I was a grad student at UNC from 1996-2003, and I found that my personal webpage there had been very well preserved. It's been captured 162 times between June 1997 and October 2013 (https://web.archive.org/web/*/http://www.cs.unc.edu/~clark/), so I was able to come up with several great snapshots of my time in grad school.
Aside: My UNC page was archived 20 times in 2013, but the archived pages don't have the standard Wayback Machine banner, nor are their outgoing links re-written to point to the archive. For example, see https://web.archive.org/web/20130203101303/http://www.cs.unc.edu/~clark/Before I joined ODU, I was an Assistant Professor at Clemson University (2004-2006). The Wayback Machine shows that my Clemson home page was only crawled 2 times, both in 2011 (https://web.archive.org/web/*/www.cs.clemson.edu/~mweigle/). Unfortunately, I no longer worked at Clemson in 2011, so those both return 404s:
Sadly, there is no record of my Clemson home page. But, I can use the archive to prove that I worked there. The CS department's faculty page was captured in April 2006 and lists my name.
Wouldn't it be cool if when I request a page that 404s, like http://www.cs.clemson.edu/~mweigle/, the archive could figure out that there is a similar page (http://www.cs.unc.edu/~clark/) that links to the requested page?
The only memento from 2014 is on Aug 9, 2014, but it returns a 302 redirecting to an earlier memento from 2013.
It appears that Heritrix crawled http://www.cs.odu.edu/~mweigle (note the lack of a trailing /), which resulted in a 302, but http://www.cs.odu.edu/~mweigle/ was never crawled. The Wayback Machine's canonicalization is likely the reason that the redirect points to the most recent capture of http://www.cs.odu.edu/~mweigle/. (That is, the Wayback Machine knows that http://www.cs.odu.edu/~mweigle and http://www.cs.odu.edu/~mweigle/ are really the same page.)

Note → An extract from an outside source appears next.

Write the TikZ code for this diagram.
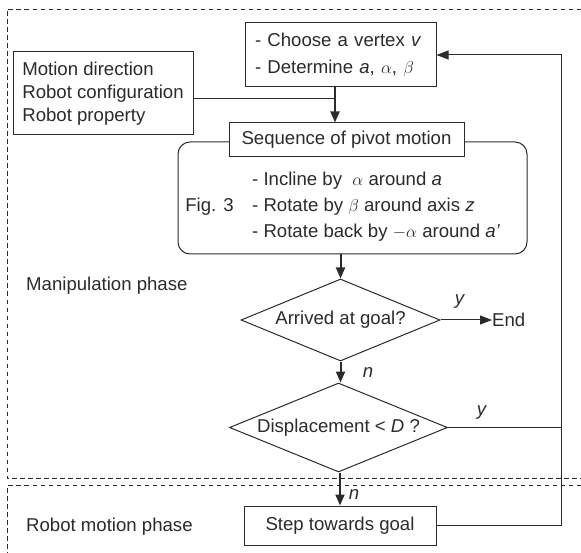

My home page is managed by wiki software and the web server does some URL re-writing. Another way to get to my home page is through http://www.cs.odu.edu/~mweigle/Main/Home/, which has been saved 3 times between 2008 and 2010. (I switched to the wiki software sometime in May 2008.) See https://web.archive.org/web/*/http://www.cs.odu.edu/~mweigle/Main/Home/
Since these two pages point to the same thing, should these two timemaps be merged? What happens if at some point in the future I decide to stop using this particular wiki software and end up with http://www.cs.odu.edu/~mweigle/ and http://www.cs.odu.edu/~mweigle/Main/Home/ being two totally separate pages?
Finally, although my main ODU webpage itself is fairly well-archived, several of the links are not. For example, http://www.cs.odu.edu/~mweigle/Resources/WorkingWithMe is not archived.
Also, several of the links that are archived have not been recently captured. For instance, the page with my list of students was last archived in 2010 (https://web.archive.org/web/20100621205039/http://www.cs.odu.edu/~mweigle/Main/Students), but none of these students are still at ODU.
Now, I'm off to submit my pages to the Internet Archive's "Save Page Now" service!